* Aim
Copy everything in the data below exactly except the pictures.

* Recorded information
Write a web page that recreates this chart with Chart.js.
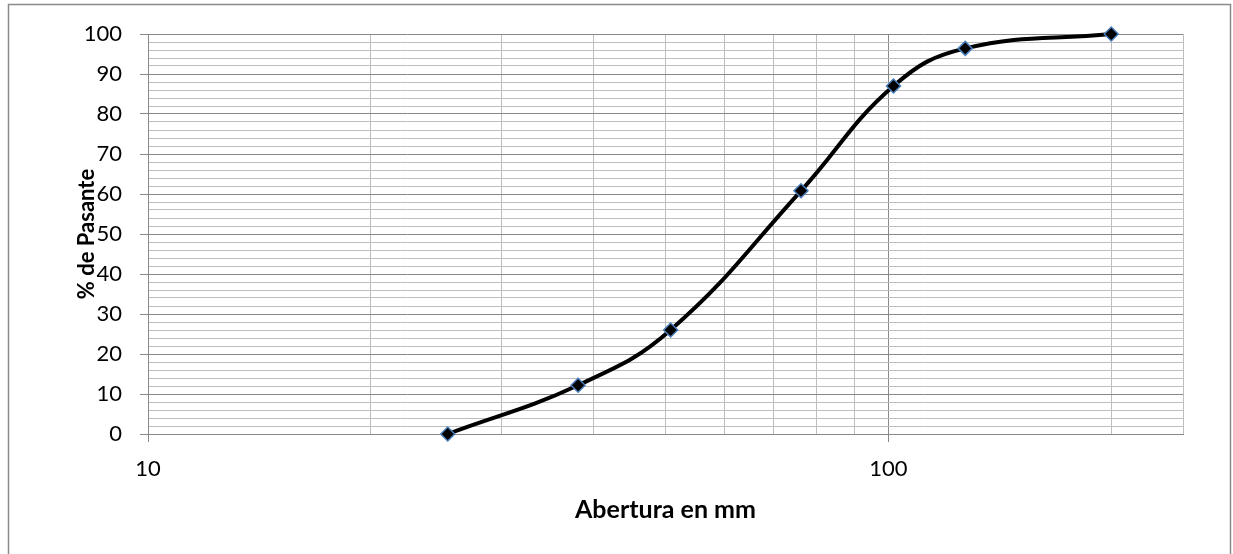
<!DOCTYPE html>
<html>
<head>
<meta charset="utf-8">
<script src="https://cdn.jsdelivr.net/npm/chart.js@4.4.1/dist/chart.umd.min.js"></script>
<style>
  html, body { margin: 0; padding: 0; background: #fff; }
  #wrap { width: 1233px; height: 554px; }
</style>
</head>
<body>
<div id="wrap"><canvas id="c" width="1233" height="554"></canvas></div>
<script>
// Data
const sieveSizesMm = [25.4, 38.1, 50.8, 76.2, 101.6, 127, 200];
const percentPassing = [0, 12.2, 26, 60.8, 87, 96.4, 100];
const xGridValues = [10, 20, 30, 40, 50, 60, 70, 80, 90, 100, 200, 250];
const xLabelValues = [10, 100];
const yMin = 0, yMax = 100, yStep = 2, yLabelStep = 10;
const xMin = 10, xMax = 250;
const xTitle = 'Abertura en mm';
const yTitle = '% de Pasante';

const MAJOR = '#878787';
const MINOR = '#bdbdbd';
const FONT = 'Lato, "Open Sans", sans-serif';

const points = sieveSizesMm.map((x, i) => ({ x: x, y: percentPassing[i] }));

const framePlugin = {
  id: 'frame',
  beforeDraw(chart) {
    const ctx = chart.ctx;
    ctx.save();
    ctx.fillStyle = '#ffffff';
    ctx.fillRect(0, 0, chart.width, chart.height);
    ctx.strokeStyle = '#8a8a8a';
    ctx.lineWidth = 1.5;
    ctx.strokeRect(8.5, 4.5, 1222, 600);
    ctx.restore();
  }
};

new Chart(document.getElementById('c'), {
  type: 'scatter',
  data: {
    datasets: [{
      data: points,
      showLine: true,
      borderColor: '#000000',
      borderWidth: 4,
      tension: 0.42,
      clip: false,
      pointStyle: 'rectRot',
      pointRadius: 7,
      pointHoverRadius: 7,
      pointBackgroundColor: '#000000',
      pointBorderColor: '#4a7ebb',
      pointBorderWidth: 1.5
    }]
  },
  options: {
    responsive: false,
    animation: false,
    events: [],
    layout: { padding: { top: 34, right: 50, bottom: 0, left: 0 } },
    plugins: { legend: { display: false }, tooltip: { enabled: false } },
    scales: {
      x: {
        type: 'logarithmic',
        position: 'bottom',
        min: xMin,
        max: xMax,
        bounds: 'data',
        afterBuildTicks: s => { s.ticks = xGridValues.map(v => ({ value: v })); },
        afterFit: s => { s.height = 120; },
        border: { display: true, color: MAJOR, width: 1 },
        grid: {
          color: c => xLabelValues.includes(c.tick && c.tick.value) ? MAJOR : MINOR,
          tickColor: c => xLabelValues.includes(c.tick && c.tick.value) ? MAJOR : 'rgba(0,0,0,0)',
          tickLength: 8,
          lineWidth: 1
        },
        ticks: {
          autoSkip: false,
          maxRotation: 0,
          padding: 14,
          color: '#000',
          font: { family: FONT, size: 22 },
          callback: v => xLabelValues.includes(v) ? String(v) : ''
        },
        title: {
          display: true,
          text: xTitle,
          color: '#000',
          font: { family: FONT, size: 25, weight: 'bold' },
          padding: { top: 0, bottom: 29 }
        }
      },
      y: {
        type: 'linear',
        position: 'left',
        min: yMin,
        max: yMax,
        afterFit: s => { s.width = 148; },
        border: { display: true, color: MAJOR, width: 1 },
        grid: {
          color: c => (c.tick && c.tick.value % yLabelStep === 0) ? MAJOR : MINOR,
          tickColor: c => (c.tick && c.tick.value % yLabelStep === 0) ? MAJOR : 'rgba(0,0,0,0)',
          tickLength: 8,
          lineWidth: 1
        },
        ticks: {
          stepSize: yStep,
          autoSkip: false,
          padding: 18,
          color: '#000',
          font: { family: FONT, size: 22 },
          callback: v => (v % yLabelStep === 0) ? String(v) : ''
        },
        title: {
          display: true,
          text: yTitle,
          color: '#000',
          font: { family: FONT, size: 22, weight: 'bold' },
          padding: { top: 74, bottom: 0 }
        }
      }
    }
  },
  plugins: [framePlugin]
});
</script>
</body>
</html>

* Response to this exercise
Write a web page that recreates this chart with Chart.js.
<!DOCTYPE html>
<html>
<head>
<meta charset="utf-8">
<script src="https://cdn.jsdelivr.net/npm/chart.js@4.4.1/dist/chart.umd.min.js"></script>
<style>
  html, body { margin: 0; padding: 0; background: #fff; }
  #wrap { width: 1233px; height: 554px; }
</style>
</head>
<body>
<div id="wrap"><canvas id="c" width="1233" height="554"></canvas></div>
<script>
// Data
const sieveSizesMm = [25.4, 38.1, 50.8, 76.2, 101.6, 127, 200];
const percentPassing = [0, 12.2, 26, 60.8, 87, 96.4, 100];
const xGridValues = [10, 20, 30, 40, 50, 60, 70, 80, 90, 100, 200, 250];
const xLabelValues = [10, 100];
const yMin = 0, yMax = 100, yStep = 2, yLabelStep = 10;
const xMin = 10, xMax = 250;
const xTitle = 'Abertura en mm';
const yTitle = '% de Pasante';

const MAJOR = '#878787';
const MINOR = '#bdbdbd';
const FONT = 'Lato, "Open Sans", sans-serif';

const points = sieveSizesMm.map((x, i) => ({ x: x, y: percentPassing[i] }));

const framePlugin = {
  id: 'frame',
  beforeDraw(chart) {
    const ctx = chart.ctx;
    ctx.save();
    ctx.fillStyle = '#ffffff';
    ctx.fillRect(0, 0, chart.width, chart.height);
    ctx.strokeStyle = '#8a8a8a';
    ctx.lineWidth = 1.5;
    ctx.strokeRect(8.5, 4.5, 1222, 600);
    ctx.restore();
  }
};

new Chart(document.getElementById('c'), {
  type: 'scatter',
  data: {
    datasets: [{
      data: points,
      showLine: true,
      borderColor: '#000000',
      borderWidth: 4,
      tension: 0.42,
      clip: false,
      pointStyle: 'rectRot',
      pointRadius: 7,
      pointHoverRadius: 7,
      pointBackgroundColor: '#000000',
      pointBorderColor: '#4a7ebb',
      pointBorderWidth: 1.5
    }]
  },
  options: {
    responsive: false,
    animation: false,
    events: [],
    layout: { padding: { top: 34, right: 50, bottom: 0, left: 0 } },
    plugins: { legend: { display: false }, tooltip: { enabled: false } },
    scales: {
      x: {
        type: 'logarithmic',
        position: 'bottom',
        min: xMin,
        max: xMax,
        bounds: 'data',
        afterBuildTicks: s => { s.ticks = xGridValues.map(v => ({ value: v })); },
        afterFit: s => { s.height = 120; },
        border: { display: true, color: MAJOR, width: 1 },
        grid: {
          color: c => xLabelValues.includes(c.tick && c.tick.value) ? MAJOR : MINOR,
          tickColor: c => xLabelValues.includes(c.tick && c.tick.value) ? MAJOR : 'rgba(0,0,0,0)',
          tickLength: 8,
          lineWidth: 1
        },
        ticks: {
          autoSkip: false,
          maxRotation: 0,
          padding: 14,
          color: '#000',
          font: { family: FONT, size: 22 },
          callback: v => xLabelValues.includes(v) ? String(v) : ''
        },
        title: {
          display: true,
          text: xTitle,
          color: '#000',
          font: { family: FONT, size: 25, weight: 'bold' },
          padding: { top: 0, bottom: 29 }
        }
      },
      y: {
        type: 'linear',
        position: 'left',
        min: yMin,
        max: yMax,
        afterFit: s => { s.width = 148; },
        border: { display: true, color: MAJOR, width: 1 },
        grid: {
          color: c => (c.tick && c.tick.value % yLabelStep === 0) ? MAJOR : MINOR,
          tickColor: c => (c.tick && c.tick.value % yLabelStep === 0) ? MAJOR : 'rgba(0,0,0,0)',
          tickLength: 8,
          lineWidth: 1
        },
        ticks: {
          stepSize: yStep,
          autoSkip: false,
          padding: 18,
          color: '#000',
          font: { family: FONT, size: 22 },
          callback: v => (v % yLabelStep === 0) ? String(v) : ''
        },
        title: {
          display: true,
          text: yTitle,
          color: '#000',
          font: { family: FONT, size: 22, weight: 'bold' },
          padding: { top: 74, bottom: 0 }
        }
      }
    }
  },
  plugins: [framePlugin]
});
</script>
</body>
</html>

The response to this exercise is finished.